I am not talking about channels like MeTV who show old shows that were filmed in the 60’s and never upscaled or had their negatives rescanned.
I’m specifically talking about current network channels (ABC, NBC, CBS, etc)
What I meant was having a cable company providing 2 feeds of the same channel: one in true HD resolution with a full 16:9 picture (no pillar box), the other feed is pillarboxed.
Comast (here in MD) has low numbered channels that for lack of a better term are SD. But if you hit your info button on the remote there is an option that says “watch in HD” which if you select, takes you to a different channel.
The non-HD feed is in 4:3 and is clearly in 480 line resolution.
This is the feed I am “complaining” about since it clearly must be catering to a small portion of the viewing community. All these feeds add up and have forced Comcast to not provide HD options of certain channels to subscribers despite their existence on other systems.
Old shows that were filmed in the '60s don’t need to be upscaled; film already has more visual information than can be faithfully rendered even by high-definition video.
Why should a cable company (at this point in time) waste bandwidth by carrying both 4:3/SD version of a fulltime HD network and its 16:9 HD counterpart? Are there that many people watching NCIS or Big Bang Theory on an old tube set with a converter box?
I don’t see FM stations still broadcasting duplicate programming in the old 42-50 MHz band, people had to buy new radios.
There are some out there. Cable providers can certainly generate the numbers based on their usage data. It will get phased out, but some people adopt technology slower than others. It will happen, but it’s not clear that there’s much of a need to rush it.
Where have you seen the claim that cable providers are unable to provide some HD content because they are using up bandwidth providing SD content?
But they converted those TV shows from film to videotape long ago, well before HD was a thing. So the broadcasts they’re showing are digitized versions of the 480i videotape conversion of the film. No one is going back to the old Mary Tyler Moore films and redigitizing them in 4k.
I have called Comcast (and Cablevision back in the day) and complained that certain channels weren’t in HD. I was told insufficient bandwidth. In my area today, FS2 (fox sports 2nd channel) is only available in SD. It is in HD in my friend’s area (in another state, so I know it exists).

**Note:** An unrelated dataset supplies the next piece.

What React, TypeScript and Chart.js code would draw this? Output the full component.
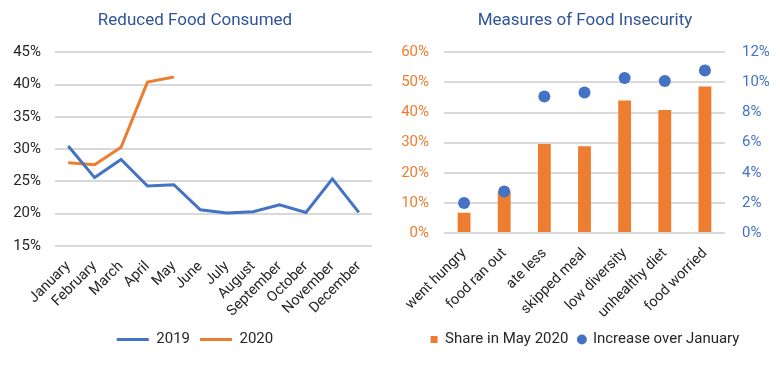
import React, { useEffect, useRef } from "react";
import { Chart, registerables } from "chart.js";
Chart.register(...registerables);

const months = ["January", "February", "March", "April", "May", "June", "July", "August", "September", "October", "November", "December"];
const reduced2019 = [30.5, 25.6, 28.4, 24.3, 24.5, 20.6, 20.1, 20.3, 21.4, 20.2, 25.4, 20.2];
const reduced2020 = [27.9, 27.6, 30.3, 40.4, 41.2, null, null, null, null, null, null, null];

const measures = ["went hungry", "food ran out", "ate less", "skipped meal", "low diversity", "unhealthy diet", "food worried"];
const shareMay2020 = [6.7, 13.8, 29.6, 28.8, 44.0, 40.9, 48.7];
const increaseOverJanuary = [2.0, 2.75, 9.07, 9.33, 10.3, 10.1, 10.8];

const BLUE = "#4472C4";
const ORANGE = "#ED7D31";
const TITLE = "#2F5597";
const TEXT = "#262626";
const GRID = "#D9D9D9";

export default function App() {
  const leftRef = useRef<HTMLCanvasElement>(null);
  const rightRef = useRef<HTMLCanvasElement>(null);

  useEffect(() => {
    document.body.style.margin = "0";
    Chart.defaults.font.family = "Roboto";

    const left = new Chart(leftRef.current!, {
      type: "line",
      data: {
        labels: months,
        datasets: [
          { label: "2019", data: reduced2019, borderColor: BLUE, backgroundColor: BLUE, borderWidth: 3, pointRadius: 0, tension: 0 },
          { label: "2020", data: reduced2020, borderColor: ORANGE, backgroundColor: ORANGE, borderWidth: 3, pointRadius: 0, tension: 0 },
        ],
      },
      options: {
        responsive: false,
        animation: false,
        layout: { padding: { left: 0, right: 0, top: 0, bottom: 14 } },
        plugins: {
          title: { display: true, text: "Reduced Food Consumed", color: TITLE, font: { size: 17, weight: "normal" }, padding: { top: 11, bottom: 21 } },
          legend: {
            position: "bottom",
            labels: { usePointStyle: true, pointStyle: "line", pointStyleWidth: 32, boxHeight: 15, font: { size: 15 }, color: TEXT, padding: 10 },
          },
          tooltip: { enabled: false },
        },
        scales: {
          x: {
            offset: true,
            grid: { display: false },
            border: { display: false },
            ticks: { minRotation: 45, maxRotation: 45, autoSkip: false, font: { size: 14.5 }, color: TEXT, padding: 4 },
            afterFit: (s: any) => { s.height = 76; },
          },
          y: {
            min: 15,
            max: 45,
            ticks: { stepSize: 5, callback: (v: any) => v + "%", font: { size: 15 }, color: TEXT, padding: 14 },
            grid: { color: GRID, lineWidth: 2, drawTicks: false },
            border: { display: false },
            afterFit: (s: any) => { s.width = 55; },
          },
          spacer: {
            type: "linear",
            position: "right",
            display: true,
            ticks: { display: false },
            grid: { display: false, drawTicks: false },
            border: { display: false },
            afterFit: (s: any) => { s.width = 18; },
          },
        },
      } as any,
    });

    const right = new Chart(rightRef.current!, {
      type: "bar",
      data: {
        labels: measures,
        datasets: [
          { type: "bar", label: "Share in May 2020", data: shareMay2020, backgroundColor: ORANGE, yAxisID: "y", barPercentage: 0.32, categoryPercentage: 1, order: 2 },
          { type: "line", label: "Increase over January", data: increaseOverJanuary, yAxisID: "y1", showLine: false, pointRadius: 6, pointBorderWidth: 0, pointBackgroundColor: BLUE, backgroundColor: BLUE, borderColor: BLUE, order: 1 },
        ] as any,
      },
      options: {
        responsive: false,
        animation: false,
        layout: { padding: { left: 0, right: 0, top: 0, bottom: 14 } },
        plugins: {
          title: { display: true, text: "Measures of Food Insecurity", color: TITLE, font: { size: 17, weight: "normal" }, padding: { top: 11, bottom: 21 } },
          legend: {
            position: "bottom",
            labels: {
              usePointStyle: true,
              boxHeight: 7,
              boxWidth: 7,
              font: { size: 15 },
              color: TEXT,
              padding: 10,
              sort: (a: any, b: any) => a.datasetIndex - b.datasetIndex,
              generateLabels: (chart: any) =>
                (Chart.defaults.plugins.legend.labels as any).generateLabels(chart).map((l: any) => ({
                  ...l,
                  pointStyle: l.datasetIndex === 0 ? "rect" : "circle",
                  fillStyle: l.datasetIndex === 0 ? ORANGE : BLUE,
                  lineWidth: 0,
                  strokeStyle: "rgba(0,0,0,0)",
                })),
            },
          },
          tooltip: { enabled: false },
        },
        scales: {
          x: {
            grid: { display: false },
            border: { display: false },
            ticks: { minRotation: 45, maxRotation: 45, autoSkip: false, font: { size: 14.5 }, color: TEXT, padding: 4 },
            afterFit: (s: any) => { s.height = 89; },
          },
          y: {
            position: "left",
            min: 0,
            max: 60,
            ticks: { stepSize: 10, callback: (v: any) => v + "%", font: { size: 15 }, color: ORANGE, padding: 15 },
            grid: { color: GRID, lineWidth: 2, drawTicks: false },
            border: { display: false },
            afterFit: (s: any) => { s.width = 54; },
          },
          y1: {
            position: "right",
            min: 0,
            max: 12,
            ticks: { stepSize: 2, callback: (v: any) => v + "%", font: { size: 15 }, color: BLUE, padding: 17 },
            grid: { display: false, drawTicks: false },
            border: { display: false },
            afterFit: (s: any) => { s.width = 55; },
          },
        },
      } as any,
    });

    return () => {
      left.destroy();
      right.destroy();
    };
  }, []);

  return (
    <div style={{ position: "relative", width: 780, height: 371, background: "#fff" }}>
      <canvas ref={leftRef} width={390} height={371} style={{ position: "absolute", left: 0, top: 0 }} />
      <canvas ref={rightRef} width={390} height={371} style={{ position: "absolute", left: 390, top: 0 }} />
    </div>
  );
}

Some older shows were filmed and they certainly have re-scanned them. Start Trek and ST:TNG come to mind. You can see the difference if another channel (like MeTV) shows the original versions; the image is at best upscaled.
I think we’re agreeing with each other? psychonaut said that shows filmed in the 60’s “don’t need to be upscaled.” If you rescan them from the original film now, sure. But with a few exceptions, they haven’t been, they’ve just been showing the digital versions of the 480i videotapes from when they first went into syndication.
I don’t know about filmed shows from the 1960s, but filmed shows from the 1980s have certainly been preserved on film and scanned for home media release and HD broadcast.
Star Trek: The Next Generation is somewhat of an exception, in that the live-action sequences were filmed, but all the special effects were done using a video transfer. When the series was rereleased for HD, it wasn’t simply a matter of digitizing the film, but of painstakingly redoing each and every one of the special effects using modern CGI.
By having a basic tier in SD, Comcast can advertise one price for programming and charge $10 more for the ability to tune in the same programming in HD. I think every HD channel has an SD equivalent (but some channels in my lineup are only SD). Even if the only STB you can get is HD, Comcast Weill still charge the HD Programming Fee on top of the rate on the rate card when you get that HD box.*
*One exception is if you have a TiVo DVR and weren’t charged the HD fee at some point along the way. I get HD programs on my HD TiVos without paying the HD fee to Comcast - but on the Comcast Roku app I can only tune to the SD channels because the $10 fee isn’t on my bill (as explained by a Comcast employee).
Edit: There are also SD-only digital tuning adaptors that you can rent for a couple of dollars a month. They only tune up to channel 99 in my experience. When Comcast first went all digital there wasn’t a fee for a DTA but after a few years that ended.